“If all my customers would do this, I’d sell my leaf blowers.”
That’s what our neighborhood landscaper told me a few weeks ago when he had completed our leaf clean-up experiment. I hate the noise and pollution of gas-powered leaf blowers (GLBs) and voted for their phase out in Lexington. But, I also knew the transition to electric equipment might be hard for some small businesses. This landscaper had told me he was worried about what the phase out would mean for him. When I brought up the idea of raking as an alternative, he was skeptical, saying that it would take much longer and would end up costing homeowners a lot more.
My experiment had two parts: First, as a baseline, I asked him to give me a price to clean up the leaves from my backyard lawn.

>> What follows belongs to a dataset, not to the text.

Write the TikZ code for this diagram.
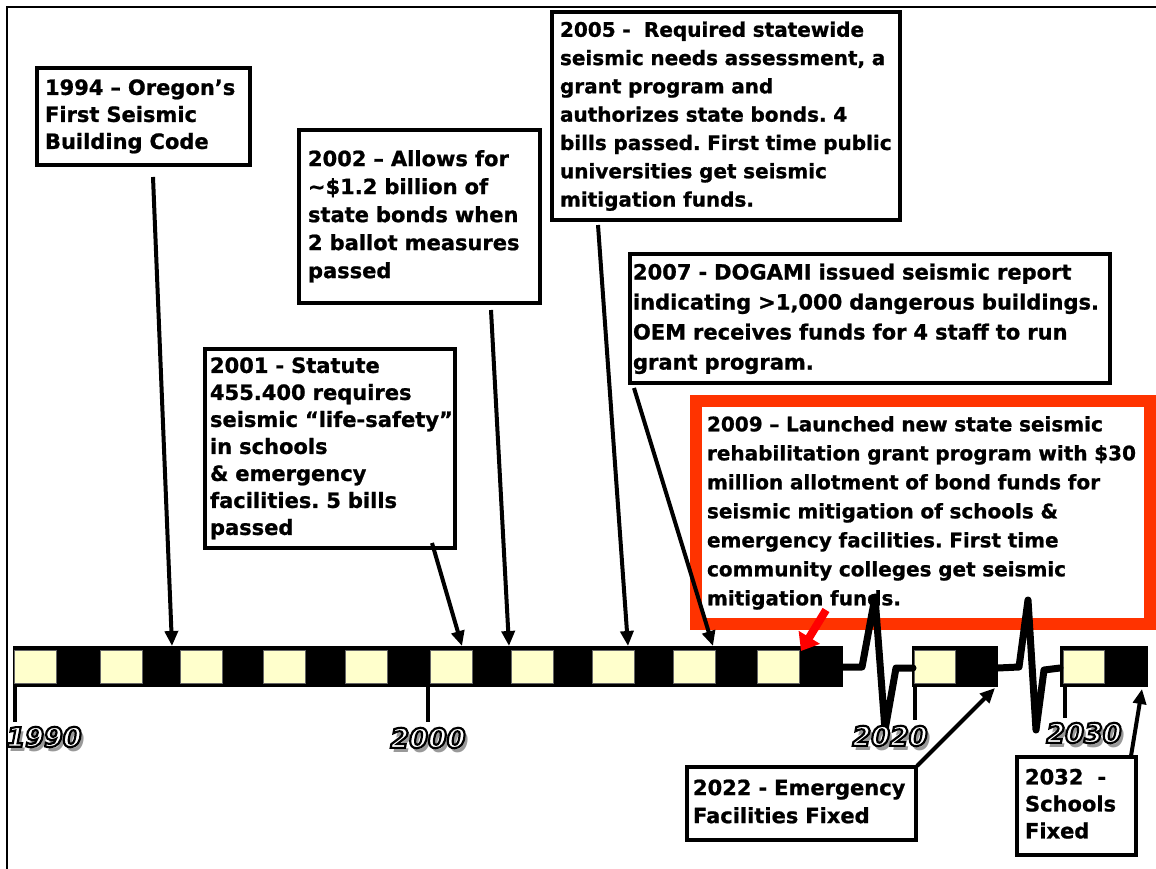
\documentclass[tikz,border=0pt]{standalone}
\usepackage{fontspec}
\setmainfont{DejaVu Sans}
\newfontfamily\heavyfont{DejaVu Sans Bold}[FakeBold=1.0]
\newfontfamily\yearfont{DejaVu Sans Bold Oblique}[FakeBold=8]
\newfontfamily\yearshfont{DejaVu Sans Bold Oblique}
\usetikzlibrary{arrows.meta}
\definecolor{cream}{HTML}{FFFFCC}
\definecolor{redbox}{HTML}{FF3300}
\definecolor{redarrow}{HTML}{FF0000}
\newcommand{\lns}[1]{\begin{tabular}{@{}l@{}}#1\end{tabular}}
\newcommand{\outl}[1]{{\color{white}\special{pdf:code 0 0 0 RG}#1}}
\frenchspacing
\begin{document}
\begin{tikzpicture}[x=1pt,y=-1pt,
  tbox/.style={draw=black, line width=4pt, fill=white, align=left, inner ysep=0pt},
  f27/.style={font=\heavyfont\fontsize{21}{27}\selectfont},
  f28/.style={font=\heavyfont\fontsize{21}{28}\selectfont},
  f28s/.style={font=\heavyfont\fontsize{20}{28.3}\selectfont},
  f29/.style={font=\heavyfont\fontsize{20}{29}\selectfont},
  f30/.style={font=\heavyfont\fontsize{21}{30}\selectfont},
  arr/.style={line width=4pt, -{Triangle[length=15pt,width=13pt]}},
  sq/.style={fill=cream, draw=black!60, line width=0.6pt},
  tickline/.style={line width=4pt},
  wave/.style={line width=7pt, line join=round, line cap=round},
  yr/.style={font=\yearfont\fontsize{27}{27}\selectfont, inner sep=0pt},
  yrs/.style={font=\yearshfont\fontsize{27}{27}\selectfont, inner sep=0pt, text=black!40}
]
\useasboundingbox (0,0) rectangle (1156,869);
% frame
\draw[line width=1.6pt] (7,869) -- (7,7) -- (1156,7);

% text boxes
\node[tbox, f27, minimum width=213pt, minimum height=97pt, text width=197pt, inner xsep=8pt] (b1994) at (143.5,116.5)
  {\lns{1994 – Oregon’s\\First Seismic\\Building Code}};
\node[tbox, f28, minimum width=241pt, minimum height=173pt, text width=223pt, inner xsep=9pt] (b2002) at (419.5,216.5)
  {\lns{2002 – Allows for\\\textasciitilde\$1.2 billion of\\state bonds when\\2 ballot measures\\passed}};
\node[tbox, f27, minimum width=250pt, minimum height=199pt, text width=240pt, inner xsep=5pt] (b2001) at (330,448.5)
  {\lns{2001 - Statute\\455.400 requires\\seismic “life-safety”\\in schools\\\& emergency\\facilities. 5 bills\\passed}};
\node[tbox, f28s, minimum width=348pt, minimum height=208pt, text width=332pt, inner xsep=8pt] (b2005) at (726,116)
  {\lns{2005 - \ Required statewide\\seismic needs assessment, a\\grant program and\\authorizes state bonds. 4\\bills passed. First time public\\universities get seismic\\mitigation funds.}};
\node[tbox, f30, minimum width=480pt, minimum height=129pt, text width=474pt, inner xsep=3pt] (b2007) at (870,318.5)
  {\lns{2007 - DOGAMI issued seismic report\\indicating >1,000 dangerous buildings.\\OEM receives funds for 4 staff to run\\grant program.}};
\node[tbox, f29, draw=redbox, line width=12pt, minimum width=454pt, minimum height=223pt, text width=432pt, inner xsep=11pt] (b2009) at (923,512.5)
  {\lns{2009 – Launched new state seismic\\rehabilitation grant program with \$30\\million allotment of bond funds for\\seismic mitigation of schools \&\\emergency facilities. First time\\community colleges get seismic\\mitigation funds.}};
\node[tbox, f28, minimum width=229pt, minimum height=73pt, text width=217pt, inner xsep=6pt] (b2022) at (801.5,803.5)
  {\lns{2022 - Emergency\\Facilities Fixed}};
\node[tbox, f27, minimum width=119pt, minimum height=98pt, text width=103pt, inner xsep=8pt] (b2032) at (1076.5,806)
  {\lns{2032 \ -\\Schools\\Fixed}};

% timeline bar
\fill (13,646) rectangle (843,687);
\foreach \x in {14,100,180,263,345,430,511,592,673,757}
  \draw[sq] (\x,650) rectangle ++(42,33);
\fill (912,646) rectangle (998,687);
\draw[sq] (914,650) rectangle (955,683);
\fill (1060,646) rectangle (1148,687);
\draw[sq] (1063,650) rectangle (1104,683);

% ticks
\draw[tickline] (15,687) -- (15,722);
\draw[tickline] (428,687) -- (428,722);
\draw[tickline] (915,687) -- (915,720);
\draw[tickline] (1065,687) -- (1065,718);

% squiggles
\draw[wave] (843,667) -- (862,667) -- (875,597) -- (885,730) -- (896,668) -- (913,668);
\draw[wave] (998,668) -- (1019,667) -- (1028,600) -- (1036,730) -- (1044,670) -- (1060,668);

% year labels (shadow, then outlined text)
\node[yrs] (y1990s) at (47,742) {1990};
\node[yr]  (y1990) at (44,737) {\outl{1990}};
\node[yrs] (y2000s) at (431,743) {2000};
\node[yr]  (y2000) at (428,738) {\outl{2000}};
\node[yrs] (y2020s) at (893,741) {2020};
\node[yr]  (y2020) at (890,736) {\outl{2020}};
\node[yrs] (y2030s) at (1087,738) {2030};
\node[yr]  (y2030) at (1084,733) {\outl{2030}};

% arrow end points
\coordinate (a1994s) at (153,177);
\coordinate (a1994e) at (172,646);
\coordinate (a2002s) at (491,310);
\coordinate (a2002e) at (509,646);
\coordinate (a2001s) at (432,543);
\coordinate (a2001e) at (462,646);
\coordinate (a2005s) at (598,225);
\coordinate (a2005e) at (628,646);
\coordinate (a2007s) at (634,388);
\coordinate (a2007e) at (713,646);
\coordinate (a2009s) at (826,610);
\coordinate (a2009e) at (801,651);
\coordinate (a2022s) at (917,766);
\coordinate (a2022e) at (995,688);
\coordinate (a2032s) at (1131,756);
\coordinate (a2032e) at (1142,689);

\draw[arr] (a1994s) -- (a1994e);
\draw[arr] (a2002s) -- (a2002e);
\draw[arr] (a2001s) -- (a2001e);
\draw[arr] (a2005s) -- (a2005e);
\draw[arr] (a2007s) -- (a2007e);
\draw[line width=8pt, redarrow, -{Triangle[length=16pt,width=24pt]}] (a2009s) -- (a2009e);
\draw[arr] (a2022s) -- (a2022e);
\draw[arr] (a2032s) -- (a2032e);
\end{tikzpicture}
\end{document}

Importantly, I asked him to not remove the leaves but rather distribute them in neat piles under the trees and shrubs. Removing leaves from the site translates into a lot of extra effort. Once we’d agreed on that price, I asked him to use rakes instead of his ordinary equipment (GLBs). Our deal was his team would only work for as much time as he would have if he’d used his regular equipment.
On the appointed day, he arrived early in the morning with two helpers. The job took about an hour and a half. The result was neat and provided the needed light for the grass. Admittedly, it was not quite the unblemished “golf course” look we sometimes see in properties where all leaves are entirely removed during the fall. But, keeping sharp edges between the lawn and the leafy areas helped create something that in my mind is still pleasing to the eye.
Afterwards, we had a debrief on what worked and what didn’t. Our landscaper noted that he saved money by not having to pay for gas and not having to pay the $200 “tipping fee” for disposing the leaves off-site. Of course, this fee would be saved by leaving the leaves on site whether they used blowers or rakes. He also pointed to the fact that he was able to start earlier than usual because he didn’t have to worry about the GLB noise bothering the neighbors. He said his business requires that he do what customers want, and the solution of raking and leaving leaves won’t satisfy everyone. But if all his customers were like me, he claimed, he’d sell his leaf blowers tomorrow. That was probably an exaggeration, but this experiment gives me hope that there are ways to move towards environmentally friendly yard care that is neat enough to satisfy our neighbors and keeps landscapers employed.